Rembrandt van Rijn, 1606-1669; A Man in Armour

 

I wonder if the museums have –or could –spot their holdings? What artwork would you add that’s missing?

*McLaughlin (1932-2016) attended UCLA film school for animation graduating in 1958. After serving in the Korean War, he became a pioneer in computer animation, chairing the UCLA animation department and heading the Animation Workshop from 1970 (After Bob Shull) till his retirement in 2007. His son published his writings on animation, see more here , with sample chapters. 

Mason Williams (b.1938)  attended Oklahoma City University (1957-60) and served in the Navy from 1961 to 1963. Fun artworld aside: friends with Ed Ruscha from childhood.

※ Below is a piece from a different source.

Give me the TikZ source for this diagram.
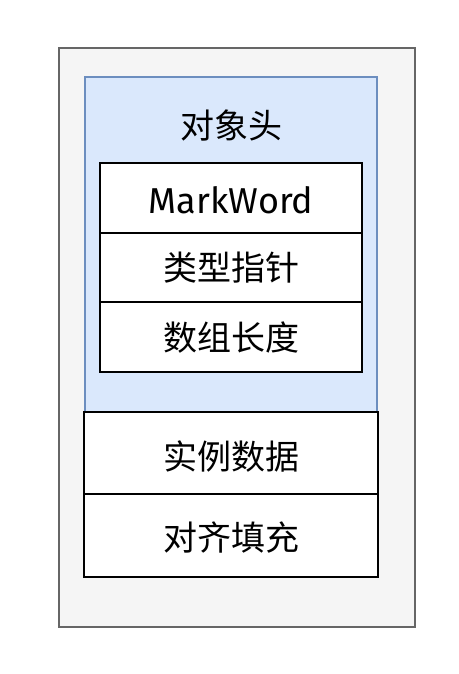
\documentclass[tikz,border=0pt]{standalone}
\usepackage{fontspec}
\setmainfont{Fira Sans}
\newfontfamily\cjk{Noto Sans CJK SC}
\definecolor{outerfill}{HTML}{F5F5F5}
\definecolor{outerline}{HTML}{666666}
\definecolor{bluefill}{HTML}{DAE8FC}
\definecolor{blueline}{HTML}{6C8EBF}
\begin{document}
\begin{tikzpicture}[x=1pt,y=-1pt,
  outerbox/.style={draw=outerline,fill=outerfill,line width=1.5pt},
  headbox/.style={draw=blueline,fill=bluefill,line width=1.2pt},
  cellbox/.style={draw=black,fill=white,line width=1.8pt},
  lbl/.style={font=\cjk\fontsize{34}{36}\selectfont},
  mw/.style={font=\fontsize{36}{38}\selectfont}]
\useasboundingbox (0,0) rectangle (458,674);
\draw[outerbox] (59,48) rectangle (415,627);
\draw[headbox] (85,77) rectangle (377,412);
\node[lbl] (head) at (231,125) {对象头};
\draw[cellbox] (100,163) rectangle (362,233);
\draw[cellbox] (100,233) rectangle (362,302);
\draw[cellbox] (100,302) rectangle (362,372);
\node[mw] (mark) at (231,200) {MarkWord};
\node[lbl] (klass) at (231,268) {类型指针};
\node[lbl] (len) at (231,338) {数组长度};
\draw[cellbox] (84,412) rectangle (378,494);
\draw[cellbox] (84,494) rectangle (378,577);
\node[lbl] (data) at (231,457) {实例数据};
\node[lbl] (pad) at (231,538) {对齐填充};
\end{tikzpicture}
\end{document}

1968- Mason Williams – here with symphony

 

Many covers-

 

A different visual compilation take

 

One thought on “Mason Williams Classical Gas 3000 Years of Art | you know the song have you seen the 1968 early music video by Dan McLaughlin?

  1. I can remember, very vividly, seeing that Smothers Brothers show that summer evening in 1968 featuring the piece by Mason Williams. I remember being as equally amazed and mesmerized by the music as I was by the history of art that flashed before our eyes. Thank-you, Catherine, for filling in the facts on the art work – even just 3 seconds worth! (And for the follow-up cover of the song by the late, great Glen Campbell.) It’s hard to believe that show was from over 50 years ago. This part of it seems as fresh to my eyes and ears now as it did back then.